Marshall: Well, the primary case in Texas, Smith against Allwright was, I think, the first real big one I had. There had been four previous cases, and Negroes still weren't voting in the primary, and we started that one, Smith against Allwright, and the Negroes who contributed [money] to it in Texas told me, they said, "We want you to know, this is the last go-round; we've contributed four times before, if you lose this one, forget about it."

So that put a little weight on me, too, and at the trial, before a Republican judge - I've forgotten his name - in Houston, it was delayed several times. Wasn't his fault, wasn't anybody else's fault, and eventually we tried it, and we lost it. And then we went to the Court of Appeals, the Fifth Circuit, in Fort Worth, Texas, and you usually have a half hour to an hour of argument. And when I walked in that morning, Chief Judge [Joseph C.] Hutcheson [Jr.], a very, very capable judge, one of the best-but he drafted the first white primary law to keep Negroes out, so I mean, I knew where his heart was.

When we started the argument, I said, "I think I'm running out of time." And Judge Hutcheson said, "Oh, no. We've got the whole day. Feel at ease." And he started in on his questioning, and he questioned me about qualifications for voters, step by step, back, back, back, and I kept giving him the answers. Eventually he asked me a question, and I said, "Now, Judge Hutcheson, with all due respect, I don't know anything better than the truth, and I have to tell you what the truth is."

He says, "What's that?"

I said, "You're talking about the Justinian Code, aren't you?"

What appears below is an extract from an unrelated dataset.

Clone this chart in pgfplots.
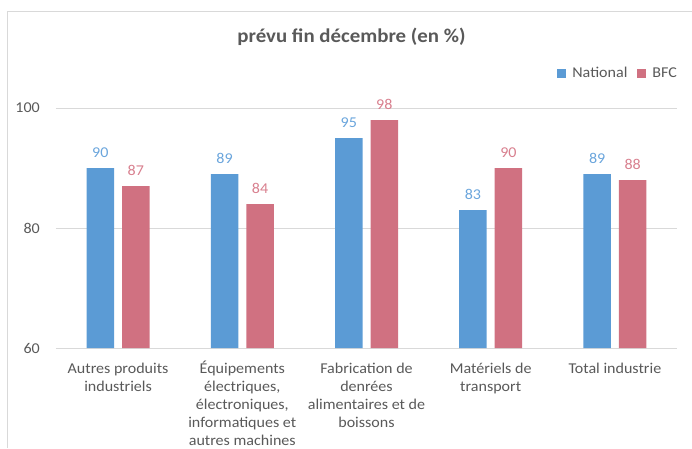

He said, "Yeah. Of course."

I said, "Well, I just want to warn you that I can answer that, but that's as far as I go."

He said, "Join the club. That's as far as I go."

He had me on my feet for three hours, and he ruled against me. Then I said,

"Well, I'm going to the Supreme Court."

He said, "Of course."

And I know, I saw him a couple of months later, in the Court of Appeals of New Orleans, and he said, "Have you filed your petition for certiorari yet?"

I said, "No, sir."

He said, "Well, why don't you hurry up? You know you're going to win."

I remember thinking then, I'd go ahead, and we brought it up here, and we did; we won it.

That case, that started the whole voting of the Negroes in the South. And after that, thanks to former Justice Clark, Tom Clark, who was then Attorney General, he told the other states that they'd better fall in line or he'd whack them one. And they all fell in line except Georgia and South Carolina, and we had to file two more cases.

And I know, in South Carolina, when we won the right to vote there, to register, and if I remember correctly, we put something like eighty thousand Negroes on the books in a ten-day period. And they don't have that many now. I remember, in Charleston, a story a newspaper boy told me, the Negroes all dressed up to register, to vote in the primary. They put on their Sunday clothes. It was a big day.

And they were in this line, which this newspaper reporter saw, and there were a couple of white people pushing, you know, who wanted to get ahead. And these Negroes, of course, they'd been there waiting. And so when these white people kept pushing, this Negro woman turned around to the man behind her and she said, "You seem to be in a hurry. So you just go right ahead. You know, we been waiting a long time. We don't mind waiting a little longer."

[Laughs] She said, "We don't mind waiting a little longer."